- [Required task]:
Spot each line that carries the word "React"; copy those lines.
/---
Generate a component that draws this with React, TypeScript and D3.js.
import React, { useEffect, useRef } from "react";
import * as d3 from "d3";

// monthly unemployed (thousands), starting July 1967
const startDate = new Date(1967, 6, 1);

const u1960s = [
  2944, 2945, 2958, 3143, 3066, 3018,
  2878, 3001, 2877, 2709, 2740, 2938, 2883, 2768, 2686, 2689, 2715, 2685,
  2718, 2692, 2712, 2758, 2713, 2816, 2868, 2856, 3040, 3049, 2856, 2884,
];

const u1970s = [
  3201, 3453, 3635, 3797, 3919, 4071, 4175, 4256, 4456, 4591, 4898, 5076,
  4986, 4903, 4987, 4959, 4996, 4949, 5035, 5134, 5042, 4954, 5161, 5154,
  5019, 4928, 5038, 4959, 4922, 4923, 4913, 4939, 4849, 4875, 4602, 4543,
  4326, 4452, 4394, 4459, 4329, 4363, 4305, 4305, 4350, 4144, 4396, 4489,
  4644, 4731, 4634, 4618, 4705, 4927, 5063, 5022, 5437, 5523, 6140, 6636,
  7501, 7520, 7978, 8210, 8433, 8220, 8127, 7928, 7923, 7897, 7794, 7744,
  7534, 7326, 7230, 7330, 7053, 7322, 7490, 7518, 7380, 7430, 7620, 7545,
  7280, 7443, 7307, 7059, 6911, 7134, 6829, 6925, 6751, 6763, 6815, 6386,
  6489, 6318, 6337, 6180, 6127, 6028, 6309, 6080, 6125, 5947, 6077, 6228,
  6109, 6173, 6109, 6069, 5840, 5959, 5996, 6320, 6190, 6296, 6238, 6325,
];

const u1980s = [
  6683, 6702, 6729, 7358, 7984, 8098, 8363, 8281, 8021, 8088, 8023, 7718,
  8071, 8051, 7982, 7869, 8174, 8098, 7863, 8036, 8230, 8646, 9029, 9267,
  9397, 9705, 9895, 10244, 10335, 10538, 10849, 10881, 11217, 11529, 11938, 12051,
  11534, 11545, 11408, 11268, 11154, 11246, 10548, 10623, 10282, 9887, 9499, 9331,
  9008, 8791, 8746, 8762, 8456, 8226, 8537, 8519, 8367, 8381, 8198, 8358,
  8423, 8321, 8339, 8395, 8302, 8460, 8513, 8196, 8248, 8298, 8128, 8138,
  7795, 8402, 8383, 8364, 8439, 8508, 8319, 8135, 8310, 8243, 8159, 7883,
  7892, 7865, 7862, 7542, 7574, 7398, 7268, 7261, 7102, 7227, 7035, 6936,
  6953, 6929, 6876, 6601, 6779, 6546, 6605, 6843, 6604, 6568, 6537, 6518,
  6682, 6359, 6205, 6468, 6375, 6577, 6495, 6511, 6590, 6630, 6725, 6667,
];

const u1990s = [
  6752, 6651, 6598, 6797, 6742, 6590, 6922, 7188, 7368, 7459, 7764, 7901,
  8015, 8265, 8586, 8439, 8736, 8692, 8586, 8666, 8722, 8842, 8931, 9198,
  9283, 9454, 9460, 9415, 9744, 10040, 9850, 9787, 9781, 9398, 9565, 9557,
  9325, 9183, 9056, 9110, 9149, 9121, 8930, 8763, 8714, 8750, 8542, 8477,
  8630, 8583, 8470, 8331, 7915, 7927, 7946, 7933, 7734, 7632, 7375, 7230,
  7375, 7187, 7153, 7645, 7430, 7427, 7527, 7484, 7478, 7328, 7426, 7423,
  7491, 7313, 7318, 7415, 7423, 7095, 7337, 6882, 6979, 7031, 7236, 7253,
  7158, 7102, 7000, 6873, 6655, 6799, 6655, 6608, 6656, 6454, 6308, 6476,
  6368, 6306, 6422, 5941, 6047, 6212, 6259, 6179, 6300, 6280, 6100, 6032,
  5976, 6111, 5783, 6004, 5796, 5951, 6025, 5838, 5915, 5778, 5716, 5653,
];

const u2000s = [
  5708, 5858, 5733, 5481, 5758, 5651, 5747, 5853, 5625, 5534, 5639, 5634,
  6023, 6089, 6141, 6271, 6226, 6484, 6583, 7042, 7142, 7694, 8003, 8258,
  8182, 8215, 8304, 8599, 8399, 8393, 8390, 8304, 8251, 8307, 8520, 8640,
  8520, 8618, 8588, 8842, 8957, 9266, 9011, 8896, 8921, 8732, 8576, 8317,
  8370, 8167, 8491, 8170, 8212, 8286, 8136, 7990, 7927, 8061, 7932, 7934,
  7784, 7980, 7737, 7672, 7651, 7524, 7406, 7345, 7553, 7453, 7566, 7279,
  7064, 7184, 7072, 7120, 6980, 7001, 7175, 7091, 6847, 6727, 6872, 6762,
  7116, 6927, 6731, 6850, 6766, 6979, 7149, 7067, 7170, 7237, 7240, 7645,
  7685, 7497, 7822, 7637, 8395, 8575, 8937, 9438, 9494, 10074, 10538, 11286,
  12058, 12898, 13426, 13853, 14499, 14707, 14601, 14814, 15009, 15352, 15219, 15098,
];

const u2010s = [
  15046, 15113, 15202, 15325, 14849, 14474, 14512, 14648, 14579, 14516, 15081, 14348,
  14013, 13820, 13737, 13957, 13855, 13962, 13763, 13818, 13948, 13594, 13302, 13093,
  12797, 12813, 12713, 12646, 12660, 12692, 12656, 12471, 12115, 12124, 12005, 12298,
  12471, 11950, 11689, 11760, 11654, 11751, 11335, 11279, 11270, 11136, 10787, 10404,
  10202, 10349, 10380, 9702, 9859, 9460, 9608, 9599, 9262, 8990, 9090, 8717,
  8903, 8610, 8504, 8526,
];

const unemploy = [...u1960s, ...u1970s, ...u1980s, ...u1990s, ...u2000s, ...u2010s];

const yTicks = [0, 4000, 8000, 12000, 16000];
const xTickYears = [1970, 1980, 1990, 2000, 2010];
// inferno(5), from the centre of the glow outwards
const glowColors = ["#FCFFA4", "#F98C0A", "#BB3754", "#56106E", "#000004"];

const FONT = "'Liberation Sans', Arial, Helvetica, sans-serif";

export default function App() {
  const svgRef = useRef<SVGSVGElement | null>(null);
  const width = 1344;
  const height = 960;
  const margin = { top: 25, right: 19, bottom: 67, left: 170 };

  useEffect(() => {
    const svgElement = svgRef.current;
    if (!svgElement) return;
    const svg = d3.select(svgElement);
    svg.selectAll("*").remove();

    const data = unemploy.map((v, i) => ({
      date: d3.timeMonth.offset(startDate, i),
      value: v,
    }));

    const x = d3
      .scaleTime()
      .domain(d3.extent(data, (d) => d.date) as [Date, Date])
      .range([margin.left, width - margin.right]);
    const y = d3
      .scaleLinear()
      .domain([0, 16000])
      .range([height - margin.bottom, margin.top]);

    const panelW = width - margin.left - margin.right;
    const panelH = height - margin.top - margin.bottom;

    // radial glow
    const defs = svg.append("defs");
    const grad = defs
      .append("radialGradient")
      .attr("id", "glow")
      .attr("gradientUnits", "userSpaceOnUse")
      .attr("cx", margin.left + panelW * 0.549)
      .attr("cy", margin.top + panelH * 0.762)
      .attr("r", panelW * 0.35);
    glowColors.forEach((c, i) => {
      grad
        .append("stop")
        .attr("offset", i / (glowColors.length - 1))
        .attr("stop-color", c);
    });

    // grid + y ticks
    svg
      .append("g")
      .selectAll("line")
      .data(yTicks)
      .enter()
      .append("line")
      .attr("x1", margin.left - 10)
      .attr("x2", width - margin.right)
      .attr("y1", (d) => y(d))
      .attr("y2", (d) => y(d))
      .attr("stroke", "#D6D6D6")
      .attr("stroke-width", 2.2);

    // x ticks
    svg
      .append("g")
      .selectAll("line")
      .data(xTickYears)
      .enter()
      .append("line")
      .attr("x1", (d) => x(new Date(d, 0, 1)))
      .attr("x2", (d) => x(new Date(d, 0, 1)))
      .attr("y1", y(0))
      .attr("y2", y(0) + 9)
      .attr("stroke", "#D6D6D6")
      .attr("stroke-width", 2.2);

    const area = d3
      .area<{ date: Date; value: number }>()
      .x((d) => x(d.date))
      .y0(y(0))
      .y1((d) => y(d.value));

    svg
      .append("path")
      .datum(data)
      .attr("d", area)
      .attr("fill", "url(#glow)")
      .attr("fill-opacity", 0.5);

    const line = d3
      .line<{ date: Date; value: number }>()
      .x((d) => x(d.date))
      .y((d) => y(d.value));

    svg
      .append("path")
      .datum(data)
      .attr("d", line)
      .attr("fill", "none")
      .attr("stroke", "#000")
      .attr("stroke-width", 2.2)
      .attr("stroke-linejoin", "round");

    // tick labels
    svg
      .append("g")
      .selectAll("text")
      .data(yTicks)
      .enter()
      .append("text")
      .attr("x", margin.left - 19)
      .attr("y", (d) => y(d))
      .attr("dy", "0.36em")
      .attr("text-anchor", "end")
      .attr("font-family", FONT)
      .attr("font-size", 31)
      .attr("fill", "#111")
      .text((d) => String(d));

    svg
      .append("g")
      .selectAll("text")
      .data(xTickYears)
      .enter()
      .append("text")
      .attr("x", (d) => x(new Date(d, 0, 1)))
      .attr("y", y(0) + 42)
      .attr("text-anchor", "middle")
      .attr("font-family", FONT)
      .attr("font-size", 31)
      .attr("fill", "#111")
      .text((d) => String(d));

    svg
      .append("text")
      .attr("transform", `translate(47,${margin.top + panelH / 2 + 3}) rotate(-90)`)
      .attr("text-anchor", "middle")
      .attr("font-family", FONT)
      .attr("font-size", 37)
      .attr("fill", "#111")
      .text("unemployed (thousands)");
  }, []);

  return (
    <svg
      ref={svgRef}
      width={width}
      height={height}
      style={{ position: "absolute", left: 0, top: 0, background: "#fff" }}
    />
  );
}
\---
- [Worked answer]:
Generate a component that draws this with React, TypeScript and D3.js.
import React, { useEffect, useRef } from "react";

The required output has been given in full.